Data listing
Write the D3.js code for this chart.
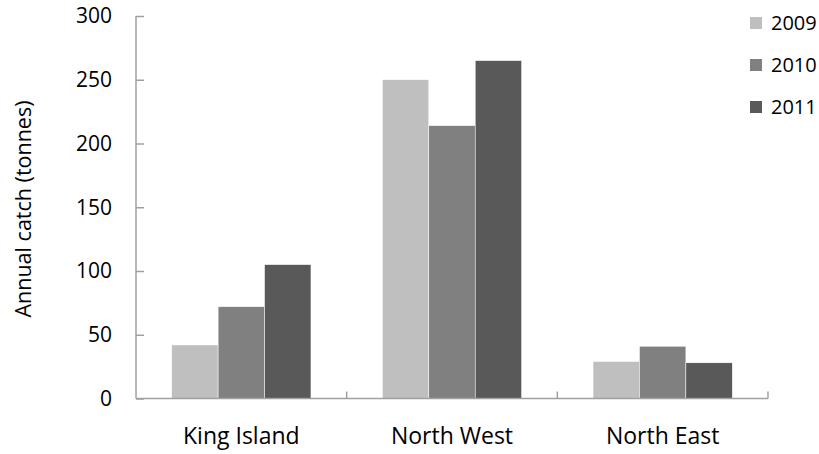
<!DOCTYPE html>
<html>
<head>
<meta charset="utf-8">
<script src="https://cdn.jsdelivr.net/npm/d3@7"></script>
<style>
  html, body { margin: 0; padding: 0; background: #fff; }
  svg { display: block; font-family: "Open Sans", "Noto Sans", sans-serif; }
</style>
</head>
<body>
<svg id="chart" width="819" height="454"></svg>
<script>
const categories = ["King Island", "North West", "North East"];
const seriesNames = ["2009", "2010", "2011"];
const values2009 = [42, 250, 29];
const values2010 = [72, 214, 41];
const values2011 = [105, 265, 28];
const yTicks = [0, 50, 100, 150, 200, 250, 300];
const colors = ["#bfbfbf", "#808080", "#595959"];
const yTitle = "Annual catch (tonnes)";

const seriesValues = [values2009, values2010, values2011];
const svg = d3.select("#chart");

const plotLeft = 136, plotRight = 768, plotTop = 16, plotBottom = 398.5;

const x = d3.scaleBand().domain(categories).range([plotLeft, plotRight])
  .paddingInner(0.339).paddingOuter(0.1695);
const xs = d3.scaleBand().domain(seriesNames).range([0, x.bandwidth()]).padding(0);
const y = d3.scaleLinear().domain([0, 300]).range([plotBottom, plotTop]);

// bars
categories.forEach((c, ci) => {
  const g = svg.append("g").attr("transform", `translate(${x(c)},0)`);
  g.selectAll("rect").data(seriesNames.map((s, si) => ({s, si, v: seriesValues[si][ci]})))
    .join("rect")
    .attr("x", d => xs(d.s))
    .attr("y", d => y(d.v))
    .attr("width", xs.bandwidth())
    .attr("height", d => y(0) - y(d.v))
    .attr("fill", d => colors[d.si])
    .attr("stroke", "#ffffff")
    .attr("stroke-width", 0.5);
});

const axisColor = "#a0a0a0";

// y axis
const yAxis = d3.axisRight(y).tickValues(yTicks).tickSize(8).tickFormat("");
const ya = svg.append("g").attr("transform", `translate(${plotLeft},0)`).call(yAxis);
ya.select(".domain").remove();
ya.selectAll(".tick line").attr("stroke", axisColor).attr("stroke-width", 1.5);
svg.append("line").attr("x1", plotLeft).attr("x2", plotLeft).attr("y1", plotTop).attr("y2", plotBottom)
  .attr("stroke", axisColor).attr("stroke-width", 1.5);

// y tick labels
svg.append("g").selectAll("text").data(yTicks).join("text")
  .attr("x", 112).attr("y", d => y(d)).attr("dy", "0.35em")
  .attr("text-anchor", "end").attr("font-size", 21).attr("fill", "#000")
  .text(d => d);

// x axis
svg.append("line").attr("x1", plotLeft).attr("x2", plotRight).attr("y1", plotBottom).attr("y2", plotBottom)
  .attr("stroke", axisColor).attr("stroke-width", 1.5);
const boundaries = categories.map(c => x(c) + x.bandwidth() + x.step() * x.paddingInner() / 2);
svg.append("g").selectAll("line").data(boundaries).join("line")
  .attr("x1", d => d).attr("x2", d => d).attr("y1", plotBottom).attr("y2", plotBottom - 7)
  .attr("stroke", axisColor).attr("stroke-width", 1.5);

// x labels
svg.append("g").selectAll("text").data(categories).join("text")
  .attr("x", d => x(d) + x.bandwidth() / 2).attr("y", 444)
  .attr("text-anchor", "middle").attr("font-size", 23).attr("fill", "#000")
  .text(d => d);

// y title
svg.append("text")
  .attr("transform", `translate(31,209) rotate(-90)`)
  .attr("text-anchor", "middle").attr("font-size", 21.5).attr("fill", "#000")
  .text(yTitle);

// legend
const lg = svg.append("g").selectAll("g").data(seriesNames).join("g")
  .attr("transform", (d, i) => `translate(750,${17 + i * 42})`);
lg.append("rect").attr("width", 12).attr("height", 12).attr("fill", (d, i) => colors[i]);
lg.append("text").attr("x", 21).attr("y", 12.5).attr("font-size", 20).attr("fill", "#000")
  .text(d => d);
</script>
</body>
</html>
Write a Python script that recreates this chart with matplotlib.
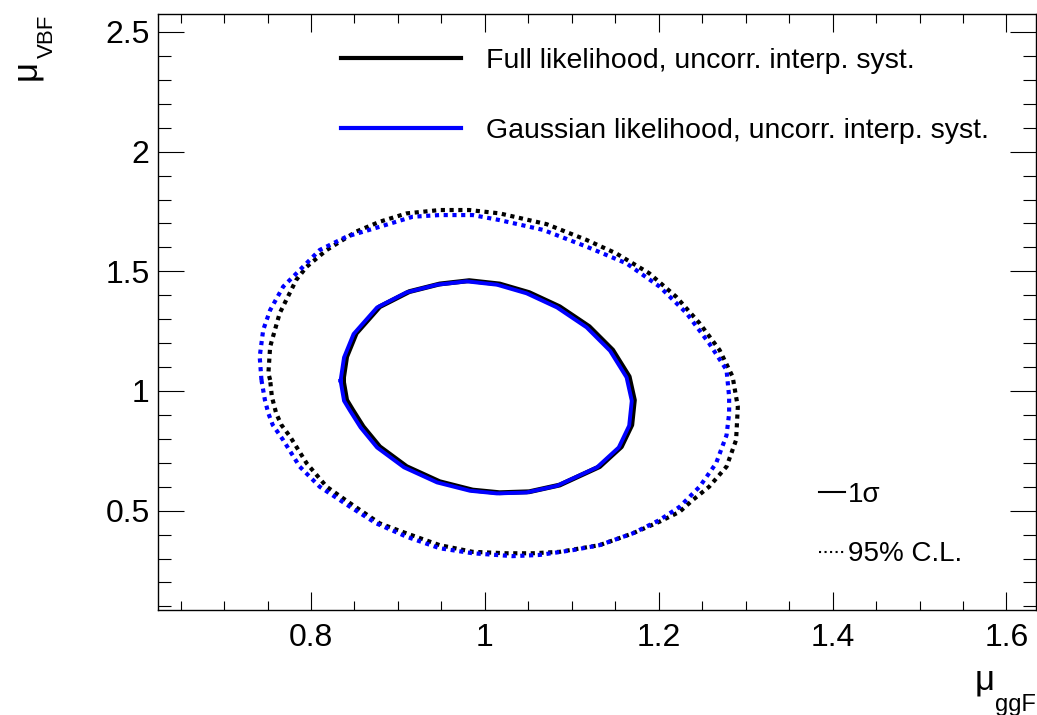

#### [Set task]
Where a line in the material above holds "this", copy that line.

#### [Answer to the task]
Write the D3.js code for this chart.
Write a Python script that recreates this chart with matplotlib.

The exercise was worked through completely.